Real estate markets in Central and Eastern Europe (CEE) are performing better than those in Western Europe and Romania in particular is a hidden gem, according to Victor Capitanu, CEO and co-founder of Bucharest-focused residential developer One United Properties.

Victor Capitanu

Victor Capitanu

Talking to PropertyEU at Mipim, Capitanu highlighted the stronger sense of optimism in CEE compared to Western Europe, with the region’s growth potential presenting a strategic opportunity for investors.

Romania, One United’s home market where it has carved a niche with residential and mixed-use projects in the capital Bucharest, is particularly attractive, he said, noting that it is one of the fastest growing economies in Europe.

‘Furthermore, Romania's capital market is increasingly recognised by major indexes.  While FTSE Russell classifies it as a developed market, Morgan Stanley MSCI is expected to include Romania on a watch list of emerging markets this year. This highlights the significant potential for future growth.’

Although One United Properties has some developments in Constanta, it is currently focused solely on Bucharest, due to its large population (almost 3 million), strong economy (GDP of €100 bn by end-2024) and increasing affordability.

The company has nine construction sites under way with a GDV of €1.15 bn.

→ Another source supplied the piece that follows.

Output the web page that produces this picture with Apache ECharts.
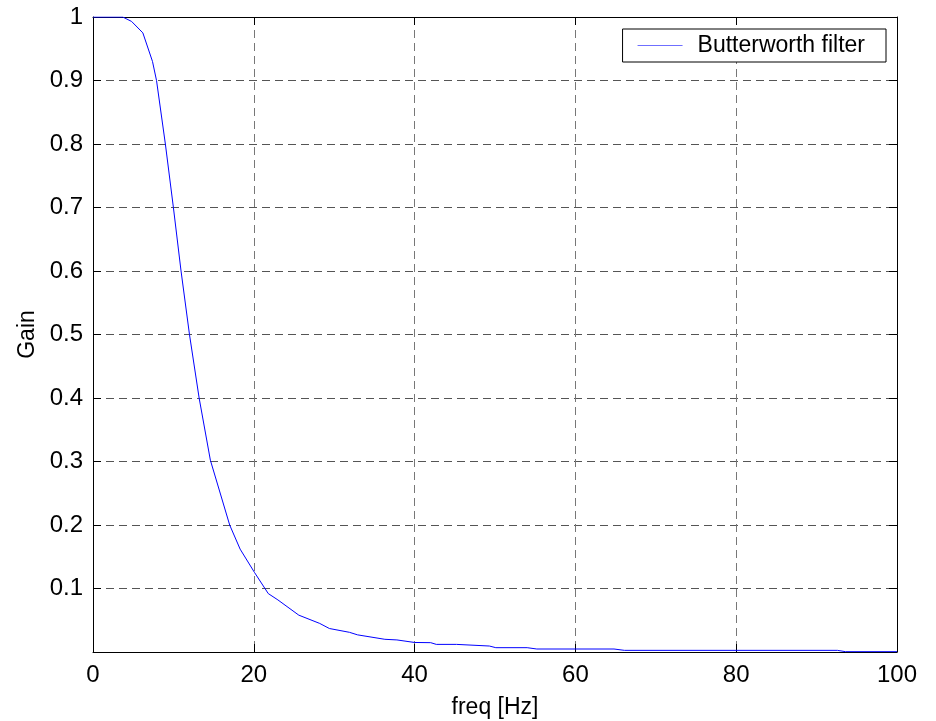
<!DOCTYPE html>
<html>
<head>
<meta charset="utf-8">
<title>Butterworth filter</title>
<script src="https://cdn.jsdelivr.net/npm/echarts@6/dist/echarts.min.js"></script>
<style>
  html, body { margin: 0; padding: 0; background: #fff; }
  #chart { width: 936px; height: 721px; }
</style>
</head>
<body>
<div id="chart"></div>
<script>
// values
const freq = [0, 3.7, 4.8, 6.2, 7.4, 7.9, 9.0, 10.0, 10.95, 12.0, 13.2, 14.6, 17.0, 18.3, 20.1, 21.8, 23.0, 25.6, 28.2, 29.4, 31.9, 32.9, 36.3, 37.8, 40.0, 42.0, 42.7, 45.2, 45.4, 49.3, 50.1, 54.0, 55.2, 64.8, 66.1, 92.6, 93.6, 100];
const gain = [1, 1, 0.993, 0.975, 0.930, 0.9, 0.8, 0.7, 0.6, 0.5, 0.4, 0.302, 0.2, 0.162, 0.125, 0.092, 0.082, 0.058, 0.045, 0.037, 0.031, 0.027, 0.020, 0.019, 0.015, 0.0147, 0.012, 0.012, 0.0094, 0.0094, 0.0068, 0.0068, 0.0047, 0.0047, 0.0026, 0.0026, 0.0005, 0.0005];
const xTicks = [0, 20, 40, 60, 80, 100];
const yTicks = [0.1, 0.2, 0.3, 0.4, 0.5, 0.6, 0.7, 0.8, 0.9, 1];

const font = 'Liberation Sans, Arial, sans-serif';
const chart = echarts.init(document.getElementById('chart'));

const frameAxis = {
  axisLine: { show: true, onZero: false, lineStyle: { color: '#000', width: 1 } },
  axisTick: { show: true, inside: true, length: 8, lineStyle: { color: '#000' } },
  axisLabel: { show: false },
  splitLine: { show: false }
};

chart.setOption({
  backgroundColor: '#fff',
  animation: false,
  grid: { left: 93, right: 39, top: 17, bottom: 69, containLabel: false, outerBoundsMode: 'none' },
  legend: {
    data: ['Butterworth filter'],
    right: 50,
    top: 29,
    orient: 'vertical',
    backgroundColor: '#fff',
    borderColor: '#000',
    borderWidth: 1,
    borderRadius: 0,
    padding: [5, 21, 5, 15],
    icon: 'rect',
    itemWidth: 45,
    itemHeight: 1,
    itemStyle: { color: '#6f6fff' },
    textStyle: { fontFamily: font, fontSize: 23, color: '#000', padding: [0, 0, 0, 10] }
  },
  xAxis: [
    {
      type: 'value',
      min: xTicks[0],
      max: xTicks[xTicks.length - 1],
      interval: 20,
      name: 'freq [Hz]',
      nameLocation: 'middle',
      nameGap: 44,
      nameTextStyle: { fontFamily: font, fontSize: 23, color: '#000' },
      axisLine: { show: true, onZero: false, lineStyle: { color: '#000', width: 1 } },
      axisTick: { show: true, inside: true, length: 8, lineStyle: { color: '#000' } },
      axisLabel: { margin: 11, fontFamily: font, fontSize: 24, color: '#000' },
      splitLine: { show: true, lineStyle: { color: '#777', type: [8, 5], width: 1 } }
    },
    Object.assign({ type: 'value', position: 'top', min: 0, max: 100, interval: 20 }, frameAxis)
  ],
  yAxis: [
    {
      type: 'value',
      min: 0,
      max: yTicks[yTicks.length - 1],
      interval: 0.1,
      name: 'Gain',
      nameLocation: 'middle',
      nameGap: 52,
      nameTextStyle: { fontFamily: font, fontSize: 23, color: '#000' },
      axisLine: { show: true, onZero: false, lineStyle: { color: '#000', width: 1 } },
      axisTick: { show: true, inside: true, length: 8, lineStyle: { color: '#000' } },
      axisLabel: {
        margin: 10,
        fontFamily: font,
        fontSize: 24,
        color: '#000',
        formatter: function (v) {
          if (v === 0) return '';
          return String(Math.round(v * 10) / 10);
        }
      },
      splitLine: { show: true, lineStyle: { color: '#555', type: [8, 5], width: 1 } }
    },
    Object.assign({ type: 'value', position: 'right', min: 0, max: 1, interval: 0.1 }, frameAxis)
  ],
  series: [
    {
      name: 'Butterworth filter',
      type: 'line',
      xAxisIndex: 0,
      yAxisIndex: 0,
      data: freq.map((f, i) => [f, gain[i]]),
      symbol: 'none',
      smooth: false,
      lineStyle: { color: '#0000ff', width: 1 },
      itemStyle: { color: '#0000ff' }
    }
  ]
});
</script>
</body>
</html>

Capitanu highlighted two projects currently under development in Bucharest. One Gallery is a commercial development on the site of a former Ford factory (€90 mln GDV), while the Mondrian Hotel (partnership with Ennismore) is set to become ‘the most desirable space to stay in Bucharest’ once it opens in 2026. The company is also building a 20,000 m2 campus for chip manufacturer Infineon Technologies, set to become ‘one of the most sustainable office buildings in Europe’.

Recently, One United Properties has also ventured into standalone commercial projects. It already owns a 25,000 m2 shopping centre and is currently building another comprising 14,000 m2.

The company is credit risk averse and has focused on raising equity through private placements before going public, and additional capital increases since the 2021 listing. This has resulted in a strong balance sheet with a low loan-to-value ratio – well below the industry average.

‘We also encourage significant down payments from our clients when they purchase units,’ said Capitanu.  ‘Last year, this client financing approach generated nearly €275 mln in new sales from almost 1,000 units sold. We do utilize bank debt as well, finding it to be readily available and competitively priced,’ he added.

Looking ahead, Capitanu said his company may consider entering other markets besides Bucharest in the medium term, but is not in a rush to do so, as it is already in a good market position.